| Given instruction |
Identify every line in the records below that contains the word "React", and copy each of those lines.

| Excerpted data |
::::
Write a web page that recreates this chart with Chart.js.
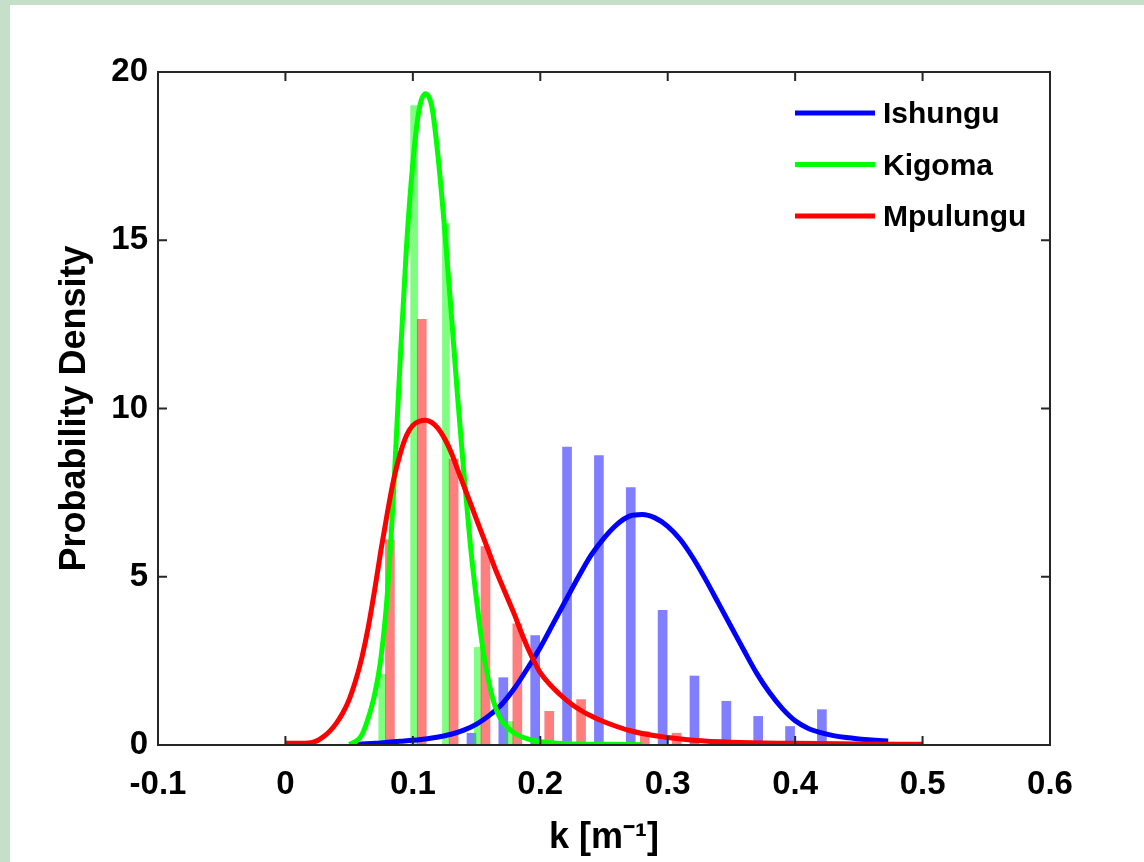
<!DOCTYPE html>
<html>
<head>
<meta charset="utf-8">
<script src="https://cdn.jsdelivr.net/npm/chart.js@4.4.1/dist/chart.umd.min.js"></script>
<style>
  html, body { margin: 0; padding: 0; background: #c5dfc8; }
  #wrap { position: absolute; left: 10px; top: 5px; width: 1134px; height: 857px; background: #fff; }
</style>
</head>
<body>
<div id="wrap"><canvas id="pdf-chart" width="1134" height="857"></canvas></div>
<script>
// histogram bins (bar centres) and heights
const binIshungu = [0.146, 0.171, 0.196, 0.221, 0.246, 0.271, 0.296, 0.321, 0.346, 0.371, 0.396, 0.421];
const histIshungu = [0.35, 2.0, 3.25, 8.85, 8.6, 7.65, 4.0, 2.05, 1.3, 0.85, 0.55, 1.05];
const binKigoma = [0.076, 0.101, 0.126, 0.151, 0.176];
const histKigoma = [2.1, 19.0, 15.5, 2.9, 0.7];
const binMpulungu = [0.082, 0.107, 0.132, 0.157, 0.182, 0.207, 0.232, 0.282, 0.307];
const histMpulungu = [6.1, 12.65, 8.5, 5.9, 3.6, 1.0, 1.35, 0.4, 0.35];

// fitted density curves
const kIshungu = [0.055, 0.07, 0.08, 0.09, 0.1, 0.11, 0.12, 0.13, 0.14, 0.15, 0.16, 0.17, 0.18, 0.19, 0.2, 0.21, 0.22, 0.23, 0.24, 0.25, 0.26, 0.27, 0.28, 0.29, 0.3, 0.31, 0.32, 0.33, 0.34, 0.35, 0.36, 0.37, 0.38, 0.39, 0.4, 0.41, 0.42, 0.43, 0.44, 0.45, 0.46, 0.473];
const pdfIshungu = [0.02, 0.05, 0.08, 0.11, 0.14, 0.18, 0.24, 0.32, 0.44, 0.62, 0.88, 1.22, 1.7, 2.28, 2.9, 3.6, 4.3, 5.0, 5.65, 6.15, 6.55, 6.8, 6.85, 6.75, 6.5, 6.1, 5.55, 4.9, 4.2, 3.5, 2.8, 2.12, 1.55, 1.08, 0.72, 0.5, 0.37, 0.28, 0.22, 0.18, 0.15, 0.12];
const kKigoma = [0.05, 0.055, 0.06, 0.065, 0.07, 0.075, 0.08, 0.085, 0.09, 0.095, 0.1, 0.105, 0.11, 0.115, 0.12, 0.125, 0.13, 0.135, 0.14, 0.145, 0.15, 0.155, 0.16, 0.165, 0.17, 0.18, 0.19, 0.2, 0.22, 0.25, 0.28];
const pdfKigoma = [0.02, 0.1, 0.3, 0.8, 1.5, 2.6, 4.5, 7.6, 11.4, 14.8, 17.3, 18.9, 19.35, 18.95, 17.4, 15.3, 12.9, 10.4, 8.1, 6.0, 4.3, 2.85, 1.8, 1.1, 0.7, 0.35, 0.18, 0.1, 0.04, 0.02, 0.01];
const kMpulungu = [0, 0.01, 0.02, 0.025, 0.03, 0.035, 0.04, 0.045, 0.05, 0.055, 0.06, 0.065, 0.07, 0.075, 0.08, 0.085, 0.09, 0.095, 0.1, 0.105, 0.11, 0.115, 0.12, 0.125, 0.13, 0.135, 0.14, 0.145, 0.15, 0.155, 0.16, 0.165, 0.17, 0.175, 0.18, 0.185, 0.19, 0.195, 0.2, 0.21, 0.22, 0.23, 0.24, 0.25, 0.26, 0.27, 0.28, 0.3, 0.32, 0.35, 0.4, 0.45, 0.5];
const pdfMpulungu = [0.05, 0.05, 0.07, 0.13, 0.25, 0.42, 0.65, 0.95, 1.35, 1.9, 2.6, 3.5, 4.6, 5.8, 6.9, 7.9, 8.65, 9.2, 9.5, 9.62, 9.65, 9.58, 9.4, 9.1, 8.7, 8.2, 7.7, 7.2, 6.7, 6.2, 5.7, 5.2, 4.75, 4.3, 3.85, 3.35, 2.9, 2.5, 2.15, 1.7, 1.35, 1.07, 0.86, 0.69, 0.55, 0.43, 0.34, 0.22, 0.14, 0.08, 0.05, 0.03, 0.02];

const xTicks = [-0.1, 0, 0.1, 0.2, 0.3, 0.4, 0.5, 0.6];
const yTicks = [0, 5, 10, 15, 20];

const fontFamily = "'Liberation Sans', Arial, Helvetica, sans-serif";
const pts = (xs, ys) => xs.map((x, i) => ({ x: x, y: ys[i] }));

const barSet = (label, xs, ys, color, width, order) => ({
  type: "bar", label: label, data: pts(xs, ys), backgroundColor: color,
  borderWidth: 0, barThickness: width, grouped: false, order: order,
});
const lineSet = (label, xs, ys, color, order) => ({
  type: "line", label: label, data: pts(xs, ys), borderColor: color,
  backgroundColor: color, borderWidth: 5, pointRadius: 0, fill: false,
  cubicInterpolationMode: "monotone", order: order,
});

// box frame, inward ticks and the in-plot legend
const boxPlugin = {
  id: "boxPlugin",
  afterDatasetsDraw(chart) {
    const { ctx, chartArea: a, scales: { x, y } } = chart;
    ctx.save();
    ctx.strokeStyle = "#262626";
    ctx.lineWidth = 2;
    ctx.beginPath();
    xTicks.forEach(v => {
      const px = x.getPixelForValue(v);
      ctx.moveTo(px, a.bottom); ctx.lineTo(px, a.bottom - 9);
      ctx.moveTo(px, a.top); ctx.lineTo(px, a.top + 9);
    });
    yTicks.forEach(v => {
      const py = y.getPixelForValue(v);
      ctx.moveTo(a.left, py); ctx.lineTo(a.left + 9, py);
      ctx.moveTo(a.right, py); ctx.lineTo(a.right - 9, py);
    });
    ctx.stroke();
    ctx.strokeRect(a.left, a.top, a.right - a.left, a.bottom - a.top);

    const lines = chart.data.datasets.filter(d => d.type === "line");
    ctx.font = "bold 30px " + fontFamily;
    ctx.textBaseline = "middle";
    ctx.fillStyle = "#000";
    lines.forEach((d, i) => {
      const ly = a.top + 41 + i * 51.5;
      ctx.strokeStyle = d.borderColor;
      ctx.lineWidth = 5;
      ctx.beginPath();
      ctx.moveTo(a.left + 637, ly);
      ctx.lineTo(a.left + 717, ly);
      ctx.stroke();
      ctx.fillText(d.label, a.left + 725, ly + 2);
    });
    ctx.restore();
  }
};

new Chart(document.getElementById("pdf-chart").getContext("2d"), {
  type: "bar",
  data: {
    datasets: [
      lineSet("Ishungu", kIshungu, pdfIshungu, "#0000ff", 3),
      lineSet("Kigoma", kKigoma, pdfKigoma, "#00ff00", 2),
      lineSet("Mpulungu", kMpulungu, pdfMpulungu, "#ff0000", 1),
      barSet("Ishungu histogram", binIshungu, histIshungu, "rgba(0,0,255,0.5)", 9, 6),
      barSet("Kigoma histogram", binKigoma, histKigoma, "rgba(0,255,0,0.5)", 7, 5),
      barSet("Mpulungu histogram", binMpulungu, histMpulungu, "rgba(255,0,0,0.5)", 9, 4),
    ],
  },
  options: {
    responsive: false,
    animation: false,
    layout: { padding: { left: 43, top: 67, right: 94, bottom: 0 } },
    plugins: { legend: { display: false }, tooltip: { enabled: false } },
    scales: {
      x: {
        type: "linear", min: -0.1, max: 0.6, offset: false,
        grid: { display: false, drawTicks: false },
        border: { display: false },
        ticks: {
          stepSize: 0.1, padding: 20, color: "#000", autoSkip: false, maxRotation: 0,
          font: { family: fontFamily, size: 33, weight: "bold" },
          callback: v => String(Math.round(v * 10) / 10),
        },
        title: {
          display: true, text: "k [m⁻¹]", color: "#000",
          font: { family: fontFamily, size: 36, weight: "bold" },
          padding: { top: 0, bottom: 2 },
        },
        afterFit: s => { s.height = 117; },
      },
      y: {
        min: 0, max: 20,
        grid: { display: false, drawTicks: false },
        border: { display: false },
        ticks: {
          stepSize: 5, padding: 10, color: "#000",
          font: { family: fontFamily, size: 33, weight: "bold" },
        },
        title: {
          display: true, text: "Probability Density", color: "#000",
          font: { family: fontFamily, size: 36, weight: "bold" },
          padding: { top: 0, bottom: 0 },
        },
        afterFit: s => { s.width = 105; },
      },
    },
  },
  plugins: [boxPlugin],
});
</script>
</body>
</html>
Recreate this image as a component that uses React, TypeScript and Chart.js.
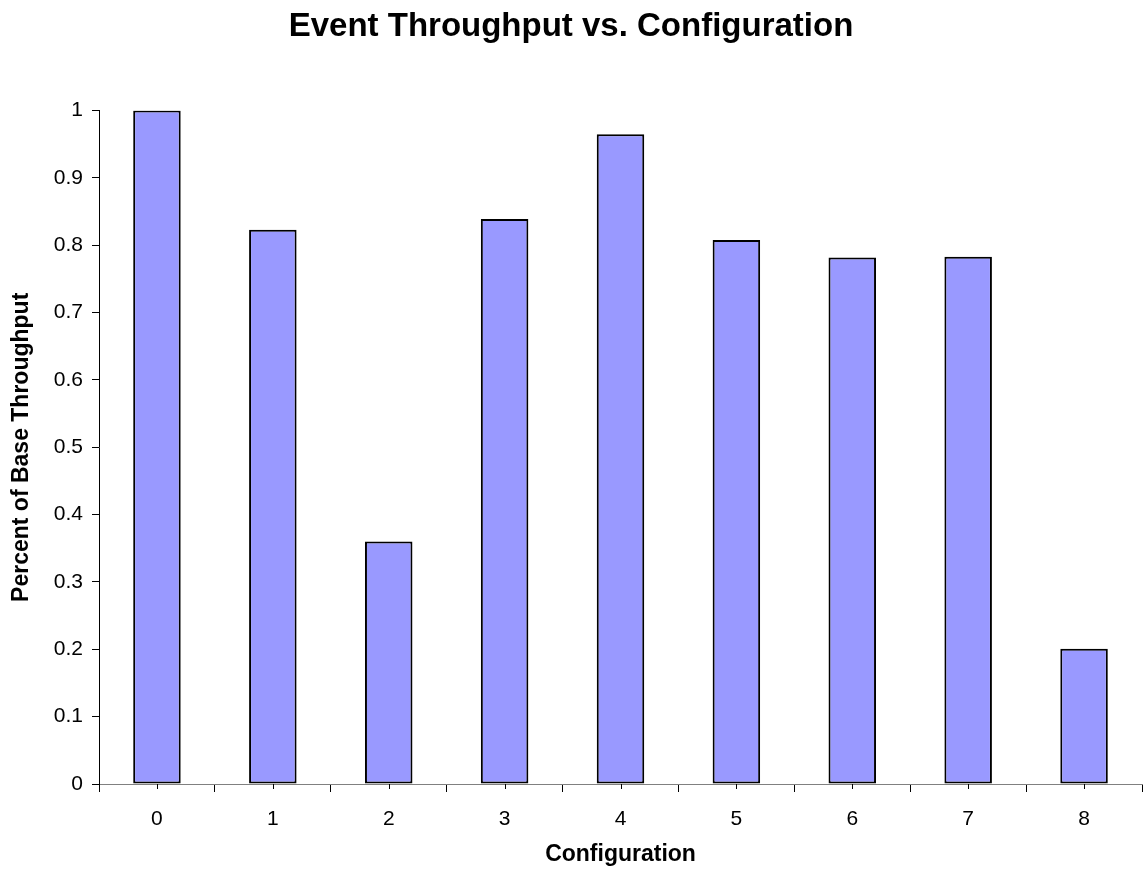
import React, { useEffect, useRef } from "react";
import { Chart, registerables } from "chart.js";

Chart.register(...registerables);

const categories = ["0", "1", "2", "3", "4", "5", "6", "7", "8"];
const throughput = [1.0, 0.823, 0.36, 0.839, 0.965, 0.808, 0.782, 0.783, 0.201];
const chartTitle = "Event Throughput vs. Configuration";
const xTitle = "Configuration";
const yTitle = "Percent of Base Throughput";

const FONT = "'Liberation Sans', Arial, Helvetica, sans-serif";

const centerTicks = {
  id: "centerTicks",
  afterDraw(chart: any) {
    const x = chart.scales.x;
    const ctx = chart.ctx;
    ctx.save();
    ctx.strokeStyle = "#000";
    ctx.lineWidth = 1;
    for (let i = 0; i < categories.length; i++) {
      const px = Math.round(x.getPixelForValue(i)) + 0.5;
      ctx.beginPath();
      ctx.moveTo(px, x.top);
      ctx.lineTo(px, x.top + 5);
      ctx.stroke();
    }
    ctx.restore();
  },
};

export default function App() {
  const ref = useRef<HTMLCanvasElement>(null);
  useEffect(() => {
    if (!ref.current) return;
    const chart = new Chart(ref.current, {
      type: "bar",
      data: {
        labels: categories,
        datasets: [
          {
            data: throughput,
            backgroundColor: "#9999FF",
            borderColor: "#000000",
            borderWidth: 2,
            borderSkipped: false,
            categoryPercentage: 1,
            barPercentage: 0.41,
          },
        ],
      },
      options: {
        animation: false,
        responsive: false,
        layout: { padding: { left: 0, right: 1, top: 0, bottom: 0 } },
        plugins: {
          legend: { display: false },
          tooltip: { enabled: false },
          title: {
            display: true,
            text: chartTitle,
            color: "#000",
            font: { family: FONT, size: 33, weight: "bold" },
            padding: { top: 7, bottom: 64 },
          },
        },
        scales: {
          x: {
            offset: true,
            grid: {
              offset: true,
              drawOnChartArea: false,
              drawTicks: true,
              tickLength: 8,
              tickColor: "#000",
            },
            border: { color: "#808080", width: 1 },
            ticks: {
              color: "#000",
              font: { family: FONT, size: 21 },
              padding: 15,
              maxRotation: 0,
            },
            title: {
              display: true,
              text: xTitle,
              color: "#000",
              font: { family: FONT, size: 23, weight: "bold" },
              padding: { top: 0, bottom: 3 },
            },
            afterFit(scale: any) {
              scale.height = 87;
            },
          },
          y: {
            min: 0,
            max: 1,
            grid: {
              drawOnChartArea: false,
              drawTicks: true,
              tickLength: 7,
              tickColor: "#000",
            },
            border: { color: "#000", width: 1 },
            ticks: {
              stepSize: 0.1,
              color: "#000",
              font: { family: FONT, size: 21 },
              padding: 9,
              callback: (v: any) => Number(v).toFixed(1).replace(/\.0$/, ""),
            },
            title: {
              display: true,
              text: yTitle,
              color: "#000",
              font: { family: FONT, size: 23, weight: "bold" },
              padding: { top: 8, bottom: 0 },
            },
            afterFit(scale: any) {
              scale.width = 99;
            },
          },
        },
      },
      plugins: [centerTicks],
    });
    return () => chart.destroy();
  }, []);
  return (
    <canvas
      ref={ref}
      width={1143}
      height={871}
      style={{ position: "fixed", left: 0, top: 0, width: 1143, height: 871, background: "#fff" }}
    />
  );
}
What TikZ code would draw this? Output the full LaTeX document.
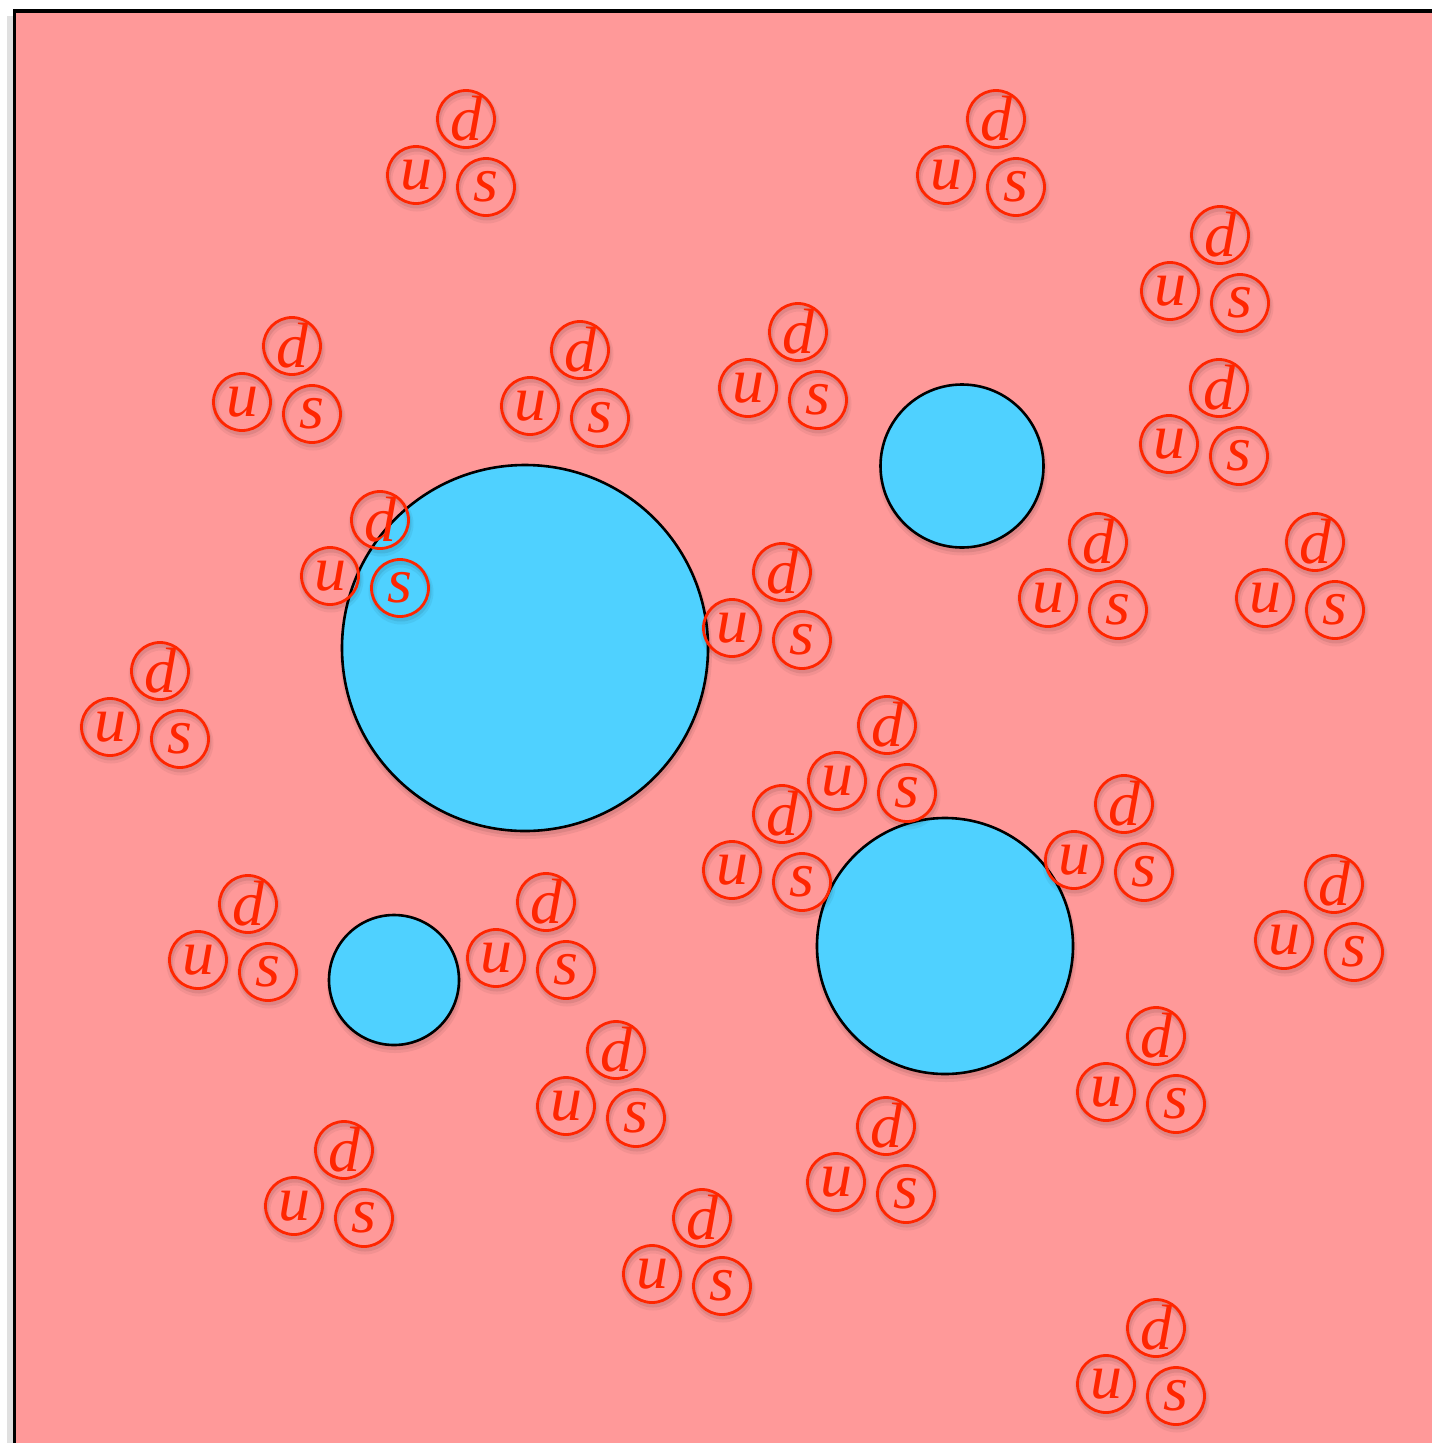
::::
| Answer to this problem |
Recreate this image as a component that uses React, TypeScript and Chart.js.
import React, { useEffect, useRef } from "react";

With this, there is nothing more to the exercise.